What is MRI?
Magnetic Resonance Imaging, commonly known as MRI, allows physicians to view soft tissues (muscles, fat, internal organs, vascular system) without surgery, producing significantly better images than other imaging exams. An MRI is used to view internal body structures using combinations of radio waves and magnetic fields. No x-ray or ionizing radiation of any kind is needed to perform an MRI.
Radiology Associates of Ocala has the latest, most advanced technology to benefit patients by offering you quality images to assist your clinician in your diagnosis and treatment plan. The latest MRI designs were created with your comfort in mind.
What types of MRI does RAO offer and where are they offered?
RAO offers both open and high field MRI. RAO offers high performance open MRI at TimberRidge Imaging Center. RAO provides high-field MRI services at the Medical Imaging Center and Medical Imaging Center at Windsor Oaks. Your clinician will determine which MRI is best for you.
What to Expect
During an MRI exam, you will lie on a moveable exam table that will slowly move into the machine. This procedure is non-invasive and there is no pain associated with this exam. Some of the common distractions or discomforts include the loud tapping noises that are often made by the machine or the close proximity to the MRI machine. For patients who are claustrophobic or who become uncomfortable in these situations, they may be prescribed a mild sedative to be taken before the exam.
You also may notice a warm feeling in the area being studied. This is normal but you should not be afraid to communicate to the technologist if it bothers you. A technologist will always be available, monitoring you throughout the exam if any concerns arise.
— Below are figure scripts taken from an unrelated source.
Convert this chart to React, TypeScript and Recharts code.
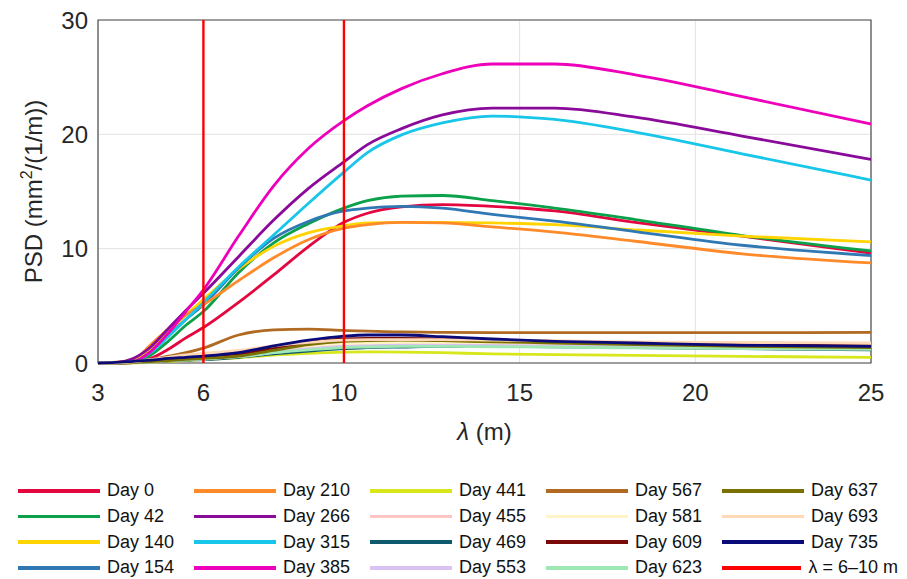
import React from 'react';
import { LineChart, Line, XAxis, YAxis, CartesianGrid, ReferenceLine, ReferenceArea } from 'recharts';

// wavelength samples (m)
const LAMBDA = [3, 3.5, 4, 4.5, 5, 5.5, 6, 7, 8, 9, 10, 10.67, 11.64, 12.8, 14.22, 16, 18.29, 21.33, 25];

// PSD (mm^2/(1/m)) per survey day, one value per LAMBDA sample
const DAY_0 = [0, 0.02, 0.05, 0.4, 1.2, 2.2, 3.1, 5.3, 7.7, 10.2, 12.3, 13.1, 13.65, 13.85, 13.7, 13.3, 12.3, 11.1, 9.6];
const DAY_42 = [0, 0.02, 0.05, 0.7, 1.9, 3.3, 4.5, 7.9, 10.5, 12.2, 13.55, 14.2, 14.6, 14.65, 14.2, 13.55, 12.55, 11.15, 9.8];
const DAY_140 = [0, 0.03, 0.2, 1.2, 2.7, 4.2, 5.55, 8.2, 10.2, 11.4, 12.0, 12.25, 12.3, 12.3, 12.25, 12.1, 11.65, 11.1, 10.6];
const DAY_154 = [0, 0.02, 0.1, 1.0, 2.4, 3.8, 5.1, 8.3, 10.9, 12.4, 13.3, 13.55, 13.7, 13.55, 13.0, 12.4, 11.5, 10.3, 9.4];
const DAY_210 = [0, 0.08, 0.3, 1.6, 3.0, 4.2, 5.1, 7.2, 9.2, 10.8, 11.8, 12.1, 12.3, 12.25, 11.9, 11.45, 10.65, 9.55, 8.75];
const DAY_266 = [0, 0.03, 0.4, 1.4, 3.0, 4.6, 6.1, 9.3, 12.5, 15.3, 17.6, 19.1, 20.5, 21.7, 22.3, 22.3, 21.5, 19.85, 17.8];
const DAY_315 = [0, 0.02, 0.1, 0.9, 2.3, 3.8, 5.3, 8.4, 11.2, 14.0, 16.7, 18.4, 19.95, 21.0, 21.6, 21.3, 20.2, 18.3, 16.0];
const DAY_385 = [0, 0.02, 0.1, 1.0, 2.6, 4.5, 6.4, 11.1, 15.5, 18.8, 21.2, 22.5, 24.0, 25.3, 26.15, 26.15, 25.2, 23.3, 20.9];
const DAY_441 = [0, 0, 0.02, 0.08, 0.15, 0.22, 0.3, 0.45, 0.7, 0.85, 0.95, 0.97, 0.95, 0.9, 0.8, 0.73, 0.66, 0.58, 0.5];
const DAY_455 = [0, 0.01, 0.05, 0.15, 0.3, 0.4, 0.5, 0.75, 1.1, 1.4, 1.6, 1.68, 1.72, 1.7, 1.65, 1.6, 1.55, 1.48, 1.4];
const DAY_469 = [0, 0, 0.03, 0.1, 0.18, 0.25, 0.3, 0.5, 0.8, 1.05, 1.25, 1.35, 1.4, 1.45, 1.45, 1.42, 1.35, 1.25, 1.15];
const DAY_553 = [0, 0, 0.03, 0.1, 0.2, 0.28, 0.35, 0.55, 0.9, 1.25, 1.5, 1.55, 1.6, 1.6, 1.55, 1.5, 1.45, 1.38, 1.3];
const DAY_567 = [0, 0.02, 0.08, 0.3, 0.6, 0.9, 1.3, 2.45, 2.9, 2.97, 2.85, 2.78, 2.72, 2.68, 2.65, 2.65, 2.65, 2.66, 2.67];
const DAY_581 = [0, 0.01, 0.06, 0.2, 0.35, 0.5, 0.6, 0.85, 1.2, 1.5, 1.7, 1.75, 1.8, 1.8, 1.78, 1.75, 1.72, 1.7, 1.7];
const DAY_609 = [0, 0, 0.04, 0.12, 0.22, 0.35, 0.45, 0.7, 1.3, 1.8, 2.1, 2.15, 2.15, 2.1, 2.0, 1.9, 1.75, 1.6, 1.5];
const DAY_623 = [0, 0, 0.03, 0.1, 0.2, 0.28, 0.35, 0.55, 0.9, 1.15, 1.35, 1.4, 1.45, 1.45, 1.42, 1.38, 1.32, 1.25, 1.2];
const DAY_637 = [0, 0, 0.04, 0.12, 0.22, 0.32, 0.4, 0.6, 1.1, 1.6, 1.9, 1.97, 2.0, 1.95, 1.85, 1.75, 1.6, 1.45, 1.35];
const DAY_693 = [0, 0.02, 0.1, 0.3, 0.5, 0.7, 0.85, 1.1, 1.5, 1.8, 2.0, 2.05, 2.05, 2.05, 2.0, 1.95, 1.85, 1.8, 1.75];
const DAY_735 = [0, 0.05, 0.15, 0.25, 0.4, 0.5, 0.6, 0.9, 1.5, 2.0, 2.35, 2.45, 2.45, 2.3, 2.1, 1.9, 1.75, 1.55, 1.45];

const X_TICKS = [3, 6, 10, 15, 20, 25];
const Y_TICKS = [0, 10, 20, 30];
const BAND = [6, 10];
const BAND_LABEL = 'λ = 6–10 m';

const SERIES = [
  { key: 'd0', name: 'Day 0', color: '#e3063f', values: DAY_0 },
  { key: 'd42', name: 'Day 42', color: '#0aa14a', values: DAY_42 },
  { key: 'd140', name: 'Day 140', color: '#ffd400', values: DAY_140 },
  { key: 'd154', name: 'Day 154', color: '#2f78b4', values: DAY_154 },
  { key: 'd210', name: 'Day 210', color: '#ff8a2a', values: DAY_210 },
  { key: 'd266', name: 'Day 266', color: '#8a0a9a', values: DAY_266 },
  { key: 'd315', name: 'Day 315', color: '#17c6e8', values: DAY_315 },
  { key: 'd385', name: 'Day 385', color: '#ee00bb', values: DAY_385 },
  { key: 'd441', name: 'Day 441', color: '#d8e61c', values: DAY_441 },
  { key: 'd455', name: 'Day 455', color: '#ffc4c4', values: DAY_455 },
  { key: 'd469', name: 'Day 469', color: '#0f5a6e', values: DAY_469 },
  { key: 'd553', name: 'Day 553', color: '#dac2f2', values: DAY_553 },
  { key: 'd567', name: 'Day 567', color: '#b06a22', values: DAY_567 },
  { key: 'd581', name: 'Day 581', color: '#fff4c6', values: DAY_581 },
  { key: 'd609', name: 'Day 609', color: '#7a0a0a', values: DAY_609 },
  { key: 'd623', name: 'Day 623', color: '#9ee8b4', values: DAY_623 },
  { key: 'd637', name: 'Day 637', color: '#7a7000', values: DAY_637 },
  { key: 'd693', name: 'Day 693', color: '#ffd8b8', values: DAY_693 },
  { key: 'd735', name: 'Day 735', color: '#0a0a78', values: DAY_735 },
];

const data = LAMBDA.map((lambda, i) => {
  const row: Record<string, number> = { lambda };
  SERIES.forEach((s) => { row[s.key] = s.values[i]; });
  return row;
});

const FONT = '"Liberation Sans", Arial, sans-serif';
const INK = '#262626';

const renderXLabel = (props: any) => {
  const { x, y, width } = props.viewBox;
  return (
    <text x={x + width / 2} y={y + 77} textAnchor="middle" fontFamily={FONT} fontSize={24} fill={INK}>
      <tspan fontStyle="italic">λ</tspan> (m)
    </text>
  );
};

const renderYLabel = (props: any) => {
  const { y, height } = props.viewBox;
  const cx = 42;
  const cy = y + height / 2;
  return (
    <text x={cx} y={cy} transform={`rotate(-90, ${cx}, ${cy})`} textAnchor="middle" fontFamily={FONT} fontSize={24} fill={INK}>
      PSD (mm<tspan dy={-10} fontSize={16}>2</tspan><tspan dy={10}>/(1/m))</tspan>
    </text>
  );
};

const legendItems = [
  ...SERIES.map((s) => ({ name: s.name, color: s.color })),
  { name: BAND_LABEL, color: '#ff0000' },
];

const ChartLegend = () => (
  <div
    style={{
      position: 'absolute',
      left: 18,
      top: 478,
      display: 'grid',
      gridTemplateRows: 'repeat(4, 25.7px)',
      gridTemplateColumns: 'repeat(5, 176px)',
      gridAutoFlow: 'column',
      fontFamily: FONT,
      fontSize: 18,
      color: '#111',
    }}
  >
    {legendItems.map((item) => (
      <div key={item.name} style={{ display: 'flex', alignItems: 'center', whiteSpace: 'nowrap' }}>
        <span style={{ display: 'inline-block', width: 82, height: 3.5, background: item.color, marginRight: 7 }} />
        <span>{item.name}</span>
      </div>
    ))}
  </div>
);

export default function App() {
  return (
    <div style={{ position: 'absolute', left: 0, top: 0, width: 907, height: 579, background: '#fff' }}>
      <LineChart width={907} height={460} data={data} margin={{ top: 20, right: 36, left: 0, bottom: 0 }}>
        <CartesianGrid stroke="#e2e2e2" strokeWidth={1} />
        <XAxis
          dataKey="lambda"
          type="number"
          domain={[3, 25]}
          ticks={X_TICKS}
          allowDataOverflow
          height={97}
          axisLine={false}
          tickLine={false}
          tickSize={0}
          tickMargin={21}
          tick={{ fontFamily: FONT, fontSize: 24, fill: INK }}
          label={renderXLabel}
        />
        <YAxis
          type="number"
          domain={[0, 30]}
          ticks={Y_TICKS}
          width={98}
          axisLine={false}
          tickLine={false}
          tickSize={0}
          tickMargin={10}
          tick={{ fontFamily: FONT, fontSize: 24, fill: INK }}
          label={renderYLabel}
        />
        <ReferenceArea x1={3} x2={25} y1={0} y2={30} fill="none" stroke="#4d4d4d" strokeWidth={1.2} />
        {SERIES.map((s) => (
          <Line
            key={s.key}
            type="monotone"
            dataKey={s.key}
            name={s.name}
            stroke={s.color}
            strokeWidth={2.8}
            dot={false}
            isAnimationActive={false}
          />
        ))}
        {BAND.map((b) => (
          <ReferenceLine key={b} x={b} stroke="#ff0000" strokeWidth={2.4} />
        ))}
      </LineChart>
      <ChartLegend />
    </div>
  );
}
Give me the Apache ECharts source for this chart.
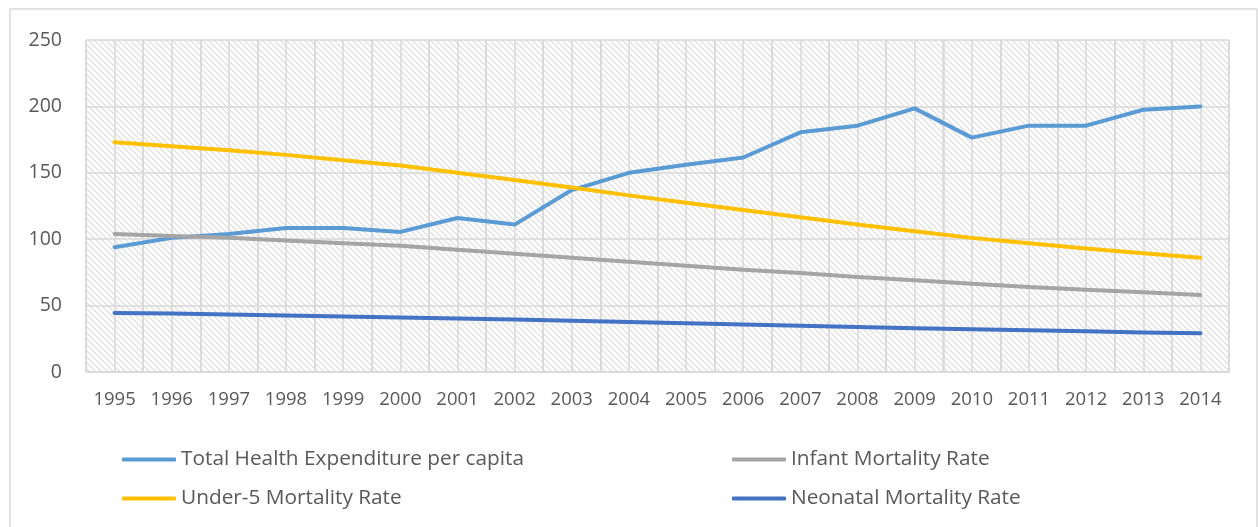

To maximize your comfort throughout the exam, music systems are in place with headphones. Patients are welcome to bring a CD of their choice to listen to during the exam. For additional comfort, a family member or friend may accompany young or elderly patients during the MRI. Companion must be 18 or older and must be screened before entering the exam room.
What can I expect if a contrast agent is needed?
Some MRI studies require the use of a contrast agent to help distinguish and better visualize certain images. This contrast agent will be injected into a vein in the arm. After the images have been taken, our radiologists will review the study and send a report to your clinician.